UN report: Human influence on global warming unequivocal
Scientists have said it is "unequivocal" that human influence has warmed the planet in a "sobering" UN report on climate change.
Global warming of 1.5C and 2C will be exceeded this century unless deep reductions in greenhouse gas emissions take place in the coming decades, the latest report published by the Intergovernmental Panel on Climate Change (IPCC) has said.
The UK has called for urgent action on the back of the report, which says that climate change is already affecting every region across the globe.
Without action to limit warming, heatwaves, heavy precipitation, droughts, and loss of Arctic Sea ice, snow cover and permafrost, will all increase while carbon sinks will become less effective at slowing the growth of carbon dioxide in the atmosphere.
The publication comes just months before world leaders are due to meet at COP26 in Glasgow in November.
Prime Minister Boris Johnson said: "Today’s report makes for sobering reading, and it is clear that the next decade is going to be pivotal to securing the future of our planet. We know what must be done to limit global warming – consign coal to history and shift to clean energy sources, protect nature and provide climate finance for countries on the frontline.
"The UK is leading the way, decarbonising our economy faster than any country in the G20 over the last two decades. I hope today’s IPCC report will be a wake-up call for the world to take action now, before we meet in Glasgow in November for the critical COP26 summit."
Michael Matheson, the Scottish Government's net zero secretary, said the IPCC report showed "the very real threat and heightened risk" of the climate emergency to the planet.

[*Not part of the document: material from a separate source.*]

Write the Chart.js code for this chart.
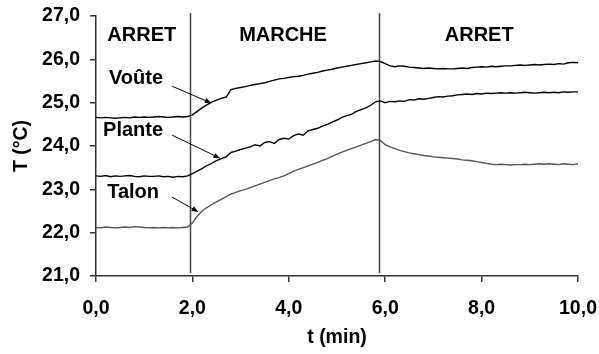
<!DOCTYPE html>
<html>
<head>
<meta charset="utf-8">
<script src="https://cdn.jsdelivr.net/npm/chart.js@4"></script>
<style>
  body { margin: 0; background: #fff; }
  #wrap { width: 599px; height: 354px; }
</style>
</head>
<body>
<div id="wrap"><canvas id="tempChart" width="599" height="354"></canvas></div>
<script>
// time (min), one reading every 0.1 min
const times = [
  0.0, 0.1, 0.2, 0.3, 0.4, 0.5, 0.6, 0.7, 0.8, 0.9,
  1.0, 1.1, 1.2, 1.3, 1.4, 1.5, 1.6, 1.7, 1.8, 1.9,
  2.0, 2.1, 2.2, 2.3, 2.4, 2.5, 2.6, 2.7, 2.8, 2.9,
  3.0, 3.1, 3.2, 3.3, 3.4, 3.5, 3.6, 3.7, 3.8, 3.9,
  4.0, 4.1, 4.2, 4.3, 4.4, 4.5, 4.6, 4.7, 4.8, 4.9,
  5.0, 5.1, 5.2, 5.3, 5.4, 5.5, 5.6, 5.7, 5.8, 5.9,
  6.0, 6.1, 6.2, 6.3, 6.4, 6.5, 6.6, 6.7, 6.8, 6.9,
  7.0, 7.1, 7.2, 7.3, 7.4, 7.5, 7.6, 7.7, 7.8, 7.9,
  8.0, 8.1, 8.2, 8.3, 8.4, 8.5, 8.6, 8.7, 8.8, 8.9,
  9.0, 9.1, 9.2, 9.3, 9.4, 9.5, 9.6, 9.7, 9.8, 9.9,
  10.0
];

const voute = [
  24.66, 24.65, 24.66, 24.65, 24.64, 24.65, 24.66, 24.65, 24.67, 24.66,
  24.67, 24.66, 24.67, 24.68, 24.67, 24.66, 24.67, 24.68, 24.67, 24.68,
  24.72, 24.80, 24.88, 24.95, 25.01, 25.06, 25.10, 25.13, 25.30, 25.33,
  25.35, 25.37, 25.40, 25.42, 25.44, 25.46, 25.49, 25.52, 25.55, 25.56,
  25.58, 25.60, 25.61, 25.63, 25.66, 25.68, 25.70, 25.73, 25.75, 25.77,
  25.80, 25.82, 25.84, 25.86, 25.88, 25.90, 25.92, 25.94, 25.96, 25.95,
  25.90, 25.85, 25.83, 25.85, 25.84, 25.82, 25.81, 25.80, 25.79, 25.80,
  25.79, 25.78, 25.79, 25.78, 25.78, 25.79, 25.80, 25.79, 25.81, 25.82,
  25.83, 25.82, 25.84, 25.83, 25.84, 25.85, 25.85, 25.86, 25.87, 25.86,
  25.87, 25.88, 25.87, 25.88, 25.89, 25.88, 25.90, 25.89, 25.92, 25.93,
  25.92
];

const plante = [
  23.31, 23.30, 23.32, 23.29, 23.31, 23.30, 23.31, 23.32, 23.30, 23.29,
  23.31, 23.30, 23.30, 23.31, 23.29, 23.30, 23.28, 23.30, 23.29, 23.31,
  23.36, 23.42, 23.48, 23.55, 23.60, 23.66, 23.71, 23.75, 23.85, 23.88,
  23.92, 23.95, 23.98, 24.03, 24.00, 24.08, 24.10, 24.06, 24.15, 24.18,
  24.16, 24.24, 24.28, 24.25, 24.35, 24.38, 24.41, 24.46, 24.50, 24.55,
  24.60, 24.66, 24.70, 24.73, 24.80, 24.84, 24.88, 24.94, 25.02, 25.04,
  25.00, 25.03, 25.02, 25.04, 25.03, 25.07, 25.06, 25.09, 25.08, 25.10,
  25.12, 25.14, 25.13, 25.15, 25.16, 25.18, 25.19, 25.20, 25.19, 25.21,
  25.20, 25.22, 25.21, 25.22, 25.23, 25.22, 25.23, 25.22, 25.23, 25.24,
  25.23, 25.22, 25.23, 25.24, 25.23, 25.24, 25.23, 25.25, 25.24, 25.25,
  25.25
];

const talon = [
  22.12, 22.11, 22.13, 22.12, 22.11, 22.12, 22.13, 22.12, 22.14, 22.13,
  22.12, 22.11, 22.12, 22.11, 22.12, 22.11, 22.12, 22.11, 22.12, 22.13,
  22.22, 22.38, 22.50, 22.58, 22.65, 22.71, 22.77, 22.83, 22.89, 22.93,
  22.97, 23.00, 23.04, 23.08, 23.12, 23.16, 23.20, 23.24, 23.27, 23.31,
  23.36, 23.42, 23.46, 23.50, 23.54, 23.58, 23.62, 23.67, 23.71, 23.76,
  23.81, 23.86, 23.90, 23.94, 23.98, 24.02, 24.06, 24.10, 24.15, 24.13,
  24.03, 23.98, 23.94, 23.90, 23.87, 23.84, 23.82, 23.80, 23.78, 23.77,
  23.75, 23.74, 23.73, 23.72, 23.71, 23.70, 23.68, 23.67, 23.66, 23.64,
  23.62, 23.60, 23.58, 23.57, 23.58, 23.57, 23.56, 23.57, 23.57, 23.58,
  23.57, 23.58, 23.59, 23.58, 23.59, 23.58, 23.57, 23.59, 23.58, 23.57,
  23.59
];

// phase boundaries (min) and phase names
const phaseBounds = [1.96, 5.87];
const phaseNames = ['ARRET', 'MARCHE', 'ARRET'];
const phaseCenters = [0.95, 3.88, 7.95];

// curve labels with arrows, in data units: [text, labelX, labelY, fromX, fromY, toX, toY]
const curveNotes = [
  ['Voûte', 0.83, 25.55, 1.58, 25.38, 2.39, 24.99],
  ['Plante', 0.77, 24.35, 1.58, 24.25, 2.57, 23.72],
  ['Talon', 0.77, 22.92, 1.58, 22.82, 2.12, 22.48]
];

const FONT = "'Liberation Sans', Arial, sans-serif";

const annotate = {
    id: 'annotate',
    beforeDatasetsDraw(chart) {
        const { ctx, scales: { x, y } } = chart;
        ctx.save();
        ctx.strokeStyle = '#444';
        ctx.lineWidth = 1.5;
        phaseBounds.forEach(b => {
            const px = Math.round(x.getPixelForValue(b)) + 0.5;
            ctx.beginPath();
            ctx.moveTo(px, y.getPixelForValue(27.07));
            ctx.lineTo(px, y.getPixelForValue(21.07));
            ctx.stroke();
        });
        ctx.restore();
    },
    afterDatasetsDraw(chart) {
        const { ctx, scales: { x, y } } = chart;
        ctx.save();
        ctx.fillStyle = '#000';
        ctx.font = 'bold 20px ' + FONT;
        ctx.textAlign = 'center';
        ctx.textBaseline = 'middle';
        phaseNames.forEach((name, i) => {
            ctx.fillText(name, x.getPixelForValue(phaseCenters[i]), y.getPixelForValue(26.54));
        });

        curveNotes.forEach(n => {
            ctx.fillStyle = '#000';
            ctx.fillText(n[0], x.getPixelForValue(n[1]), y.getPixelForValue(n[2]));
            const x0 = x.getPixelForValue(n[3]), y0 = y.getPixelForValue(n[4]);
            const x1 = x.getPixelForValue(n[5]), y1 = y.getPixelForValue(n[6]);
            ctx.strokeStyle = '#000';
            ctx.lineWidth = 1;
            ctx.beginPath();
            ctx.moveTo(x0, y0);
            ctx.lineTo(x1, y1);
            ctx.stroke();
            // arrow head
            const a = Math.atan2(y1 - y0, x1 - x0);
            const len = 7, w = 0.4;
            ctx.beginPath();
            ctx.moveTo(x1, y1);
            ctx.lineTo(x1 - len * Math.cos(a - w), y1 - len * Math.sin(a - w));
            ctx.lineTo(x1 - len * Math.cos(a + w), y1 - len * Math.sin(a + w));
            ctx.closePath();
            ctx.fill();
        });
        ctx.restore();
    }
};

const toXY = vals => vals.map((v, i) => ({ x: times[i], y: v }));
const comma = v => Number(v).toFixed(1).replace('.', ',');

new Chart(document.getElementById('tempChart'), {
    type: 'line',
    data: {
        datasets: [
            { label: 'Voûte', data: toXY(voute), borderColor: '#000', borderWidth: 1.4 },
            { label: 'Plante', data: toXY(plante), borderColor: '#000', borderWidth: 1.4 },
            { label: 'Talon', data: toXY(talon), borderColor: '#555', borderWidth: 1.4 }
        ]
    },
    options: {
        responsive: false,
        animation: false,
        events: [],
        layout: { padding: { top: 16, right: 21, bottom: 0, left: 0 } },
        elements: { point: { radius: 0 }, line: { tension: 0 } },
        plugins: { legend: { display: false }, tooltip: { enabled: false } },
        scales: {
            x: {
                type: 'linear',
                min: 0,
                max: 10,
                afterFit: s => { s.height = 78; s.paddingLeft = 0; s.paddingRight = 0; },
                ticks: {
                    stepSize: 2,
                    padding: 15,
                    color: '#000',
                    font: { family: FONT, size: 19.5, weight: 'bold' },
                    callback: comma,
                    maxRotation: 0
                },
                grid: { drawOnChartArea: false, drawTicks: true, tickLength: 6, color: '#333', lineWidth: 1.5 },
                border: { display: true, color: '#333', width: 1.5 },
                title: {
                    display: true,
                    text: 't (min)',
                    color: '#000',
                    font: { family: FONT, size: 19.5, weight: 'bold', lineHeight: 1 },
                    padding: { top: 0, bottom: 6.5 }
                }
            },
            y: {
                min: 21,
                max: 27,
                afterFit: s => { s.width = 96; s.paddingTop = 0; s.paddingBottom = 0; },
                ticks: {
                    stepSize: 1,
                    padding: 10,
                    color: '#000',
                    font: { family: FONT, size: 19.5, weight: 'bold' },
                    callback: comma
                },
                grid: { drawOnChartArea: false, drawTicks: true, tickLength: 6, color: '#333', lineWidth: 1.5 },
                border: { display: true, color: '#333', width: 1.5 },
                title: {
                    display: true,
                    text: 'T (°C)',
                    color: '#000',
                    font: { family: FONT, size: 19.5, weight: 'bold', lineHeight: 1 },
                    padding: { top: 11.5, bottom: 0 }
                }
            }
        }
    },
    plugins: [annotate]
});
</script>
</body>
</html>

He added: "It also makes clear that with immediate, concerted international action to reduce emissions, global temperature rise can still be limited.
"We will not get many more warnings before time runs out. COP26 in Glasgow represents the world’s best chance - perhaps one of our last chances - to avert the worst impacts of climate change.
"We must deliver on the principles of the Paris Agreement to secure a net zero future."
Alok Sharma, COP26 president, has been meeting with governments and businesses across the worlds as they try to coordinate action to help halve global emissions in the next decade and reach net zero by 2050.
However, today's report shows that more needs to be done immediately.
Some progress has been made since the Paris Agreement was signed in 2015. More than 85 new or updated Nationally Determined Contributions (NDCs) to 2030, representing over 110 parties, have been submitted to set out how countries will cut their emissions and address the climate crisis.
Responding to the report, Sharma said: "The science is clear, the impacts of the climate crisis can be seen around the world and if we don’t act now, we will continue to see the worst effects impact lives, livelihoods and natural habitats.
"Our message to every country, government, business and part of society is simple. The next decade is decisive, follow the science and embrace your responsibility to keep the goal of 1.5C alive."
Monica Lennon, Scottish Labour net zero spokeswoman, said it is "vital" that both the UK and Scottish governments act on the findings of the publication.
She added: "For starters, Nicola Sturgeon must loudly oppose the proposed Cambo oil field and stop hiding behind Boris Johnson, who treats climate emergency and the need for a just transition for workers and communities like a big joke. If we start meeting our own climate targets in Scotland, we’ll be in a better position to demand quicker progress from other governments.
"Climate emergency is the biggest challenge of our time, and that’s why Scottish Labour will continue to fight for the bold and urgent action that the public rightly expects both the UK and Scottish governments to take."